L for Women opens with a densely green accord made up of a mélange of Black, Pink, and White Pepper. Davana supplies the strawberry preserves quality. This is one of those ingredients which is provided in overdose and that allows for the green and woody facets to be discerned. A green accord is also used to accentuate the green. The final result in the early going is like a pot of fine strawberry jam surrounded by ivy. The heart is a classic pairing of jasmine and Damask rose. This is a heady olfactory opiate. It is so powerful that at first it is hard to get close to it. Wait it out because once you allow yourself to settle into it the intensity contains hidden delights. For me it is the way the indoles of the jasmine suffuse the spicy core of the rose. The floral lightness abounds but it is the raw animalic center which fascinates. It all ends up on a woody base of vetiver, cedar, and musk.

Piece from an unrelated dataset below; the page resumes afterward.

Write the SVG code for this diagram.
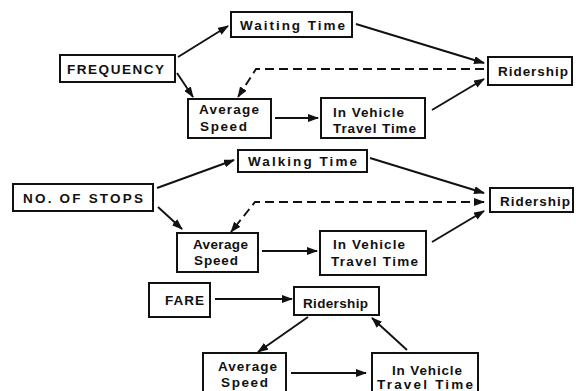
<svg xmlns="http://www.w3.org/2000/svg" width="576" height="391" viewBox="0 0 576 391">
<style>
.box{fill:#fff;stroke:#111;stroke-width:2}
.t{font-family:"Liberation Sans",Arial,sans-serif;font-weight:bold;font-size:13.5px;fill:#111}
.c{stroke:#111;stroke-width:1.9;fill:none;marker-end:url(#ah)}
.d{stroke:#111;stroke-width:1.9;fill:none;stroke-dasharray:9 5;marker-end:url(#ah)}
</style>
<defs>
<marker id="ah" markerUnits="userSpaceOnUse" markerWidth="11" markerHeight="8" refX="10" refY="4" orient="auto-start-reverse">
<path d="M0,0 L11,4 L0,8 z" fill="#111"/>
</marker>
</defs>
<rect width="576" height="391" fill="#fff"/>
<g id="connectors">
<line class="c" x1="178" y1="57" x2="228" y2="26"/>
<line class="c" x1="177" y1="73" x2="193" y2="97"/>
<line class="c" x1="356" y1="24" x2="484" y2="63"/>
<path class="d" d="M484,69 H256 L238,97"/>
<line class="c" x1="275" y1="118" x2="318" y2="118"/>
<line class="c" x1="432" y1="110" x2="484" y2="79"/>
<line class="c" x1="157" y1="188" x2="234" y2="160"/>
<line class="c" x1="158" y1="207" x2="182" y2="229"/>
<line class="c" x1="370" y1="158" x2="484" y2="193"/>
<path class="d" d="M484,202 H255 L231,232" style="marker-start:url(#ah)"/>
<line class="c" x1="262" y1="251" x2="317" y2="251"/>
<line class="c" x1="432" y1="242" x2="484" y2="211"/>
<line class="c" x1="215" y1="299" x2="292" y2="299"/>
<line class="c" x1="308" y1="317" x2="258" y2="352"/>
<line class="c" x1="291" y1="373" x2="366" y2="373"/>
<line class="c" x1="407" y1="350" x2="372" y2="318"/>
</g>
<g id="waiting1"><rect class="box" x="231" y="12" width="121" height="25"/><text class="t" x="240" y="30" textLength="105" lengthAdjust="spacing">Waiting Time</text></g>
<g id="frequency"><rect class="box" x="60" y="55" width="115" height="27"/><text class="t" x="67" y="74" textLength="97" lengthAdjust="spacing">FREQUENCY</text></g>
<g id="avg1"><rect class="box" x="188" y="99" width="83" height="39"/><text class="t" x="199" y="114" textLength="60" lengthAdjust="spacing">Average</text><text class="t" x="200" y="131" textLength="47" lengthAdjust="spacing">Speed</text></g>
<g id="ivtt1"><rect class="box" x="321" y="98" width="104" height="40"/><text class="t" x="333" y="117" textLength="71" lengthAdjust="spacing">In Vehicle</text><text class="t" x="333" y="133" textLength="83" lengthAdjust="spacing">Travel Time</text></g>
<g id="ridership1"><rect class="box" x="488" y="57" width="84" height="28"/><text class="t" x="498" y="76" textLength="70" lengthAdjust="spacing">Ridership</text></g>
<g id="walking"><rect class="box" x="238" y="150" width="129" height="22"/><text class="t" x="248" y="166" textLength="109" lengthAdjust="spacing">Walking Time</text></g>
<g id="stops"><rect class="box" x="13" y="184" width="140" height="27"/><text class="t" x="23" y="203" textLength="120" lengthAdjust="spacing">NO.  OF STOPS</text></g>
<g id="avg2"><rect class="box" x="177" y="233" width="81" height="39"/><text class="t" x="193" y="249" textLength="55" lengthAdjust="spacing">Average</text><text class="t" x="194" y="265" textLength="44" lengthAdjust="spacing">Speed</text></g>
<g id="ivtt2"><rect class="box" x="320" y="231" width="106" height="44"/><text class="t" x="333" y="249" textLength="72" lengthAdjust="spacing">In Vehicle</text><text class="t" x="331" y="266" textLength="87" lengthAdjust="spacing">Travel Time</text></g>
<g id="ridership2"><rect class="box" x="490" y="188" width="83" height="24"/><text class="t" x="500" y="206" textLength="70" lengthAdjust="spacing">Ridership</text></g>
<g id="fare"><rect class="box" x="149" y="283" width="61" height="34"/><text class="t" x="165" y="305" textLength="39" lengthAdjust="spacing">FARE</text></g>
<g id="ridership3"><rect class="box" x="294" y="287" width="85" height="28"/><text class="t" x="303" y="308" textLength="65" lengthAdjust="spacing">Ridership</text></g>
<g id="avg3"><rect class="box" x="203" y="353" width="83" height="40"/><text class="t" x="218" y="371" textLength="59" lengthAdjust="spacing">Average</text><text class="t" x="221" y="387" textLength="47" lengthAdjust="spacing">Speed</text></g>
<g id="ivtt3"><rect class="box" x="372" y="353" width="106" height="40"/><text class="t" x="392" y="375" textLength="70" lengthAdjust="spacing">In Vehicle</text><text class="t" x="377" y="389" textLength="96" lengthAdjust="spacing">Travel Time</text></g>
</svg>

L for Men is my favorite of the two which is maybe as it should be as after all I am a man. It also carries a rose in the heart but where L For Women is all about the rose in L for Men it mainly acts as a transitional note from the spicy opening down to the very woody base. This opens with a tart selection of citrus, mainly grapefruit and petitgrain. Then it is subsumed in a tsunami of spices. Cumin, nutmeg, cinnamon, clove, and probably others crash in a wave over the citrus. It makes for a very lively early development. It carries a vitality along with the depth. This opening really checked off all of my boxes. I was sort of sad to see it begin to attenuate as the rose acts as an attention getter before the base notes come forward. Vetiver forms a woody nucleus to which cedar, fir balsam, and oud are added. Just as with the spices on top the woody notes are all in high concentration and instead of being cacophonous they come together in a woody harmonic convergence and vibrate for hours on my skin.
L for Women & L for Men lasts for 14-16 hours on my skin with above average sillage.
As I mentioned above the money is in the bottle and both L for Women and L for Men show me the care in the use of the raw materials used to make these perfumes. The intensity and concentration of both of these could have led to a hot mess if done poorly. Instead they are studies in how deep you can go with a typical architecture like fruity floral or spicy woody. The answer as provided by L for Women and L for Men is it is nearly fathomless.
Disclosure: This review was based on samples provided by Clive Christian.